The Fair Labor Standards Act generally requires employers to pay their employees “time and a half” when they work more than 40 hours per week. But the FLSA exempts from this requirement “bona fide executive, administrative, or professional” (EAP) employees. Under regulations implementing the EAP exemption, a worker qualifies as exempt only if their job duties meet certain criteria, and if they are paid above a minimum threshold – $455 per week when Hewitt worked for Helix – on a salary basis. But a more relaxed set of criteria apply to “highly compensated employees” (HCEs): Employees who earned $100,000 per year (now $107,432) are “deemed exempt” as EAP employees, provided they performed at least one of the duties associated with their job category, and their annual compensation included “at least $455 per week paid on a salary or fee basis.” Both parties agree that Hewitt was highly compensated, and that he performed at least one “executive” duty; they disagree about whether Hewitt was paid on a salary basis.
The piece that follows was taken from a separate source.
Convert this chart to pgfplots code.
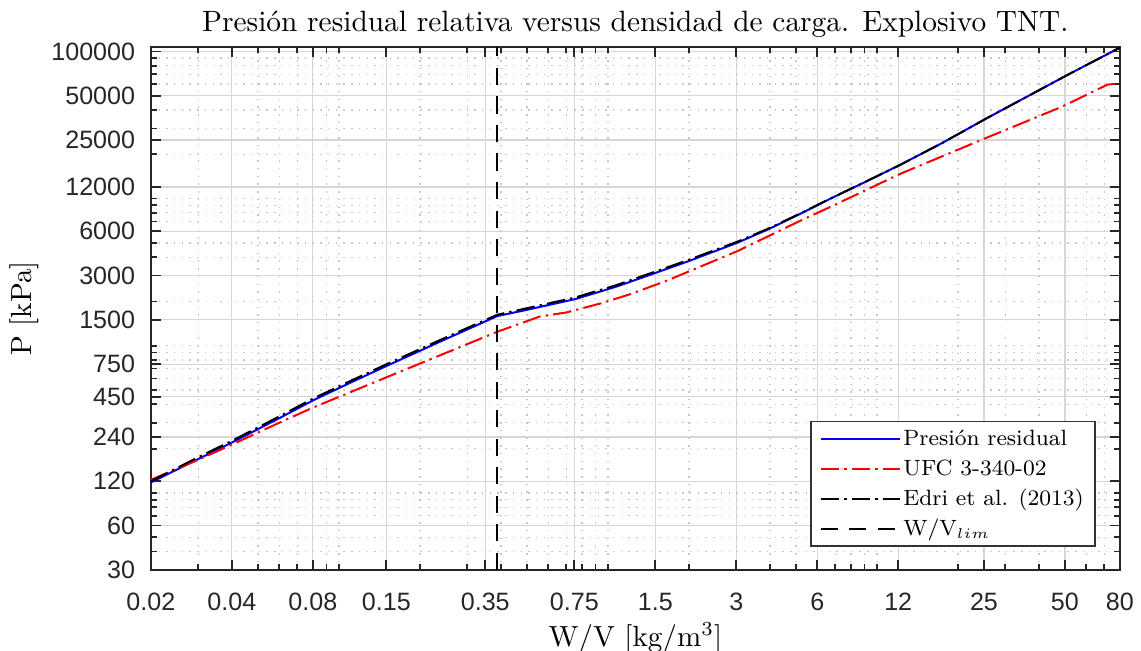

The HCE regulation cross-references another provision that defines “salary basis.” In relevant part, it states that an “employee will be considered to be paid on a ‘salary basis’ … if the employee regularly receives each pay period on a weekly, or less frequent basis, a predetermined amount constituting all or part of the employee’s compensation, which amount is not subject to reduction because of variations in the quality or quantity of the work performed.” The rule also states that “an exempt employee must receive the full salary for any week in which the employee performs any work without regard to the number of days or hours worked.”
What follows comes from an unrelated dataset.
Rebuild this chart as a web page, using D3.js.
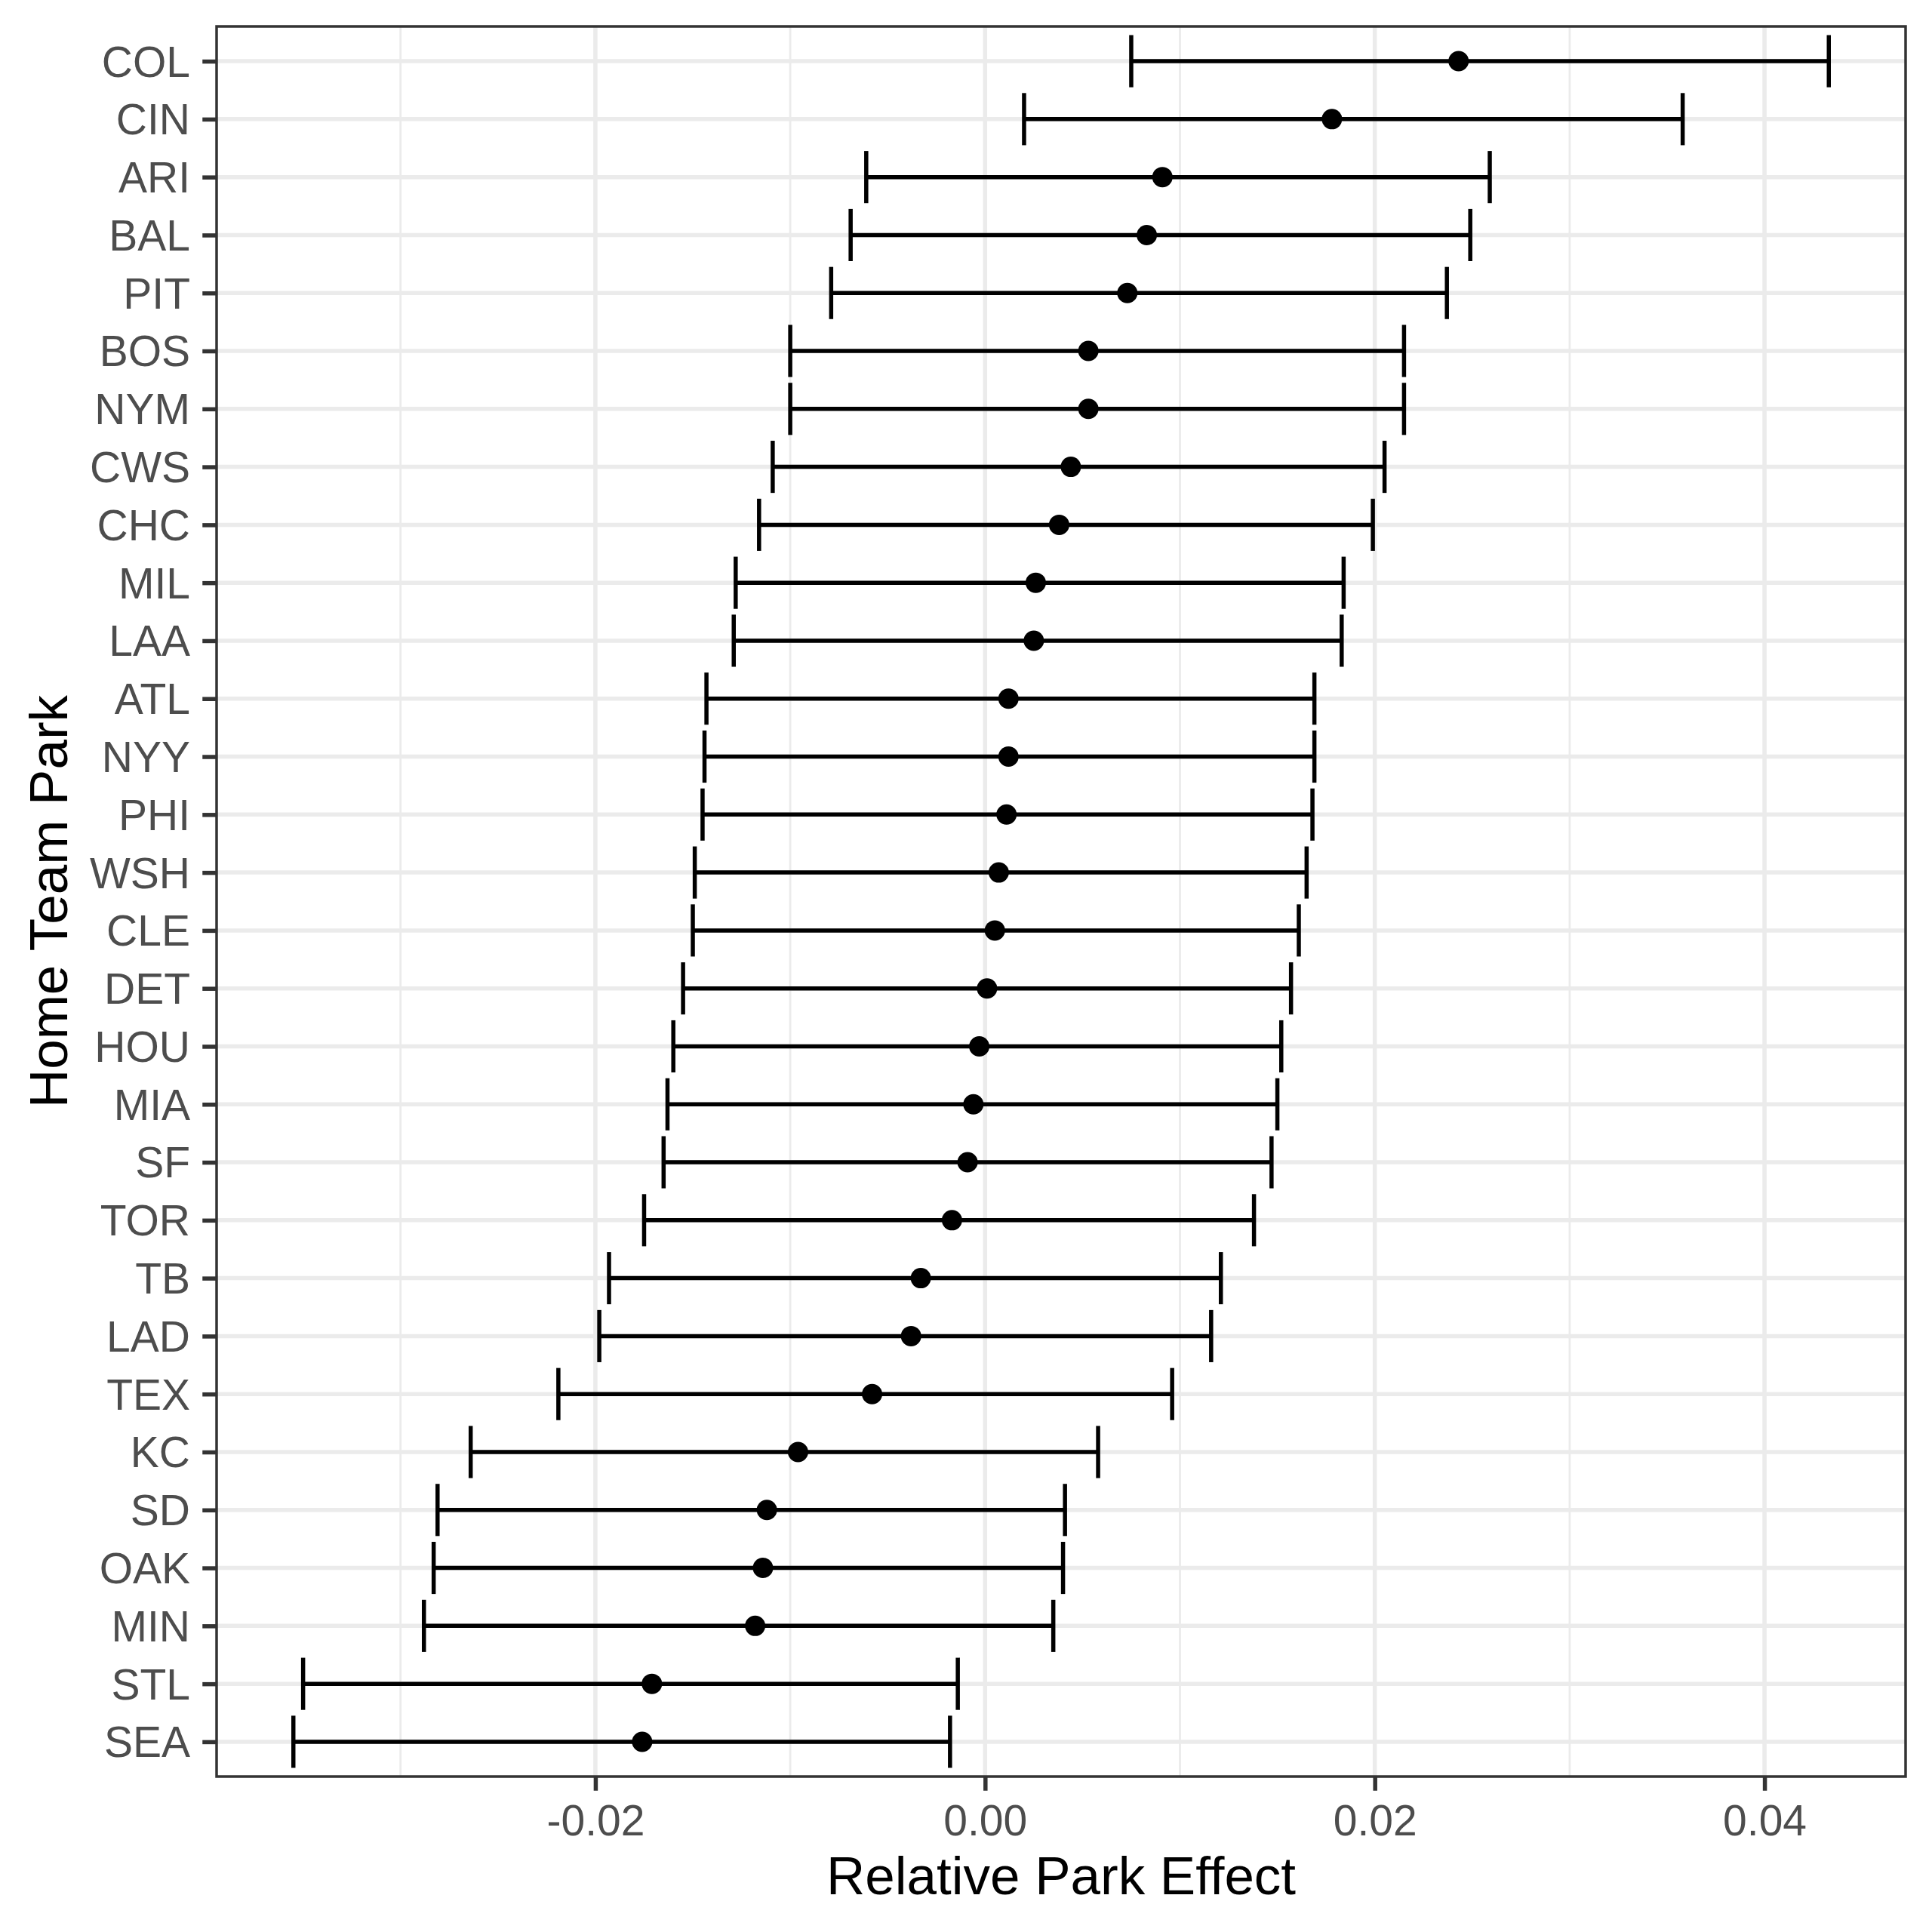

Helix argues that it satisfied this definition by paying Hewitt on a bi-weekly basis and setting his daily rate above $455. In other words, Hewitt could count on receiving at least $963 any week in which he worked at least one day. Further, that amount constituted “part of” his compensation, which would not be reduced based on the quantity or quality of Hewitt’s work, and would be paid regardless of the number of days Hewitt actually worked. (The regulations do not require employees to be paid their salary during weeks that they do not work at all.)
But Hewitt, supported by the solicitor general, argues that even a daily rate above $455 cannot satisfy the definition of salary basis. In Hewitt’s reading, the required “predetermined amount” must cover the employee’s base salary for at least one week’s work, though that amount may also be augmented by additional compensation that is calculated on another basis, such as a commission. A day rate, he reasons, cannot qualify as a week’s salary that is paid “without regard to the number of days … worked.”
The second relevant regulation states that an “exempt employee’s earnings may be computed on … a daily … basis, without losing the exemption or violating the salary basis requirement, if the employment arrangement also includes a guarantee of at least the minimum weekly required amount paid on a salary basis regardless of the number of … days … worked, and a reasonable relationship exists between the guaranteed amount and the amount actually earned.” To Hewitt and the federal government, this provision is a limited exception to the general rule that a day rate is not a salary, and they make arguments based on the text and structure of the regulatory scheme in support of that reading. Further, this exception does not help Helix, because there is no “reasonable relationship” between Hewitt’s pay for a single day and the amount he earned each week.
But Helix argues that the “reasonable relationship” rule does not apply to HCEs. It observes that, unlike the definition of “salary basis,” the “reasonable relationship” provision is not cross-referenced in the HCE provision. Instead, Helix continues, the HCE provision states that high earners are “deemed” exempt as long as they perform a relevant job duty and meet the required earnings thresholds; they need not satisfy the additional requirements that apply to EAP employees who earn smaller amounts. Helix argues for this reading based on the structure of the regulatory scheme, and also reasons that this outcome makes sense because the HCE provision was intended to be a “streamlined path to exemption” for high earners.
Finally, while the regulatory arguments occupy the bulk of the briefs, Helix also briefly argues that Hewitt’s reading of the HCE rules is inconsistent with the FLSA. And it closes with policy arguments, suggesting that Hewitt’s argument, if accepted, would disrupt standard pay practices in the oil industry, and reward “highly paid supervisors with massive windfalls.” Hewitt responds that Helix’s reading of “salary basis” will allow for employer gamesmanship.
While this case is likely to turn on the regulatory text, the parties also frame their arguments in light of the purposes of federal wage-and-hour law. Helix paints the law as aimed at helping low-wage blue-collar workers, not highly paid executives. And the court has previously written that well-paid employees were “hardly the kind of employees that the FLSA was intended to protect.” But Hewitt observes that the FLSA’s overtime provisions are not only about increasing wages – they are also about decreasing hours and increasing overall employment. In other words, this case will bear on the extent of employers’ incentives to hire additional workers, rather than requiring existing employees to work longer hours.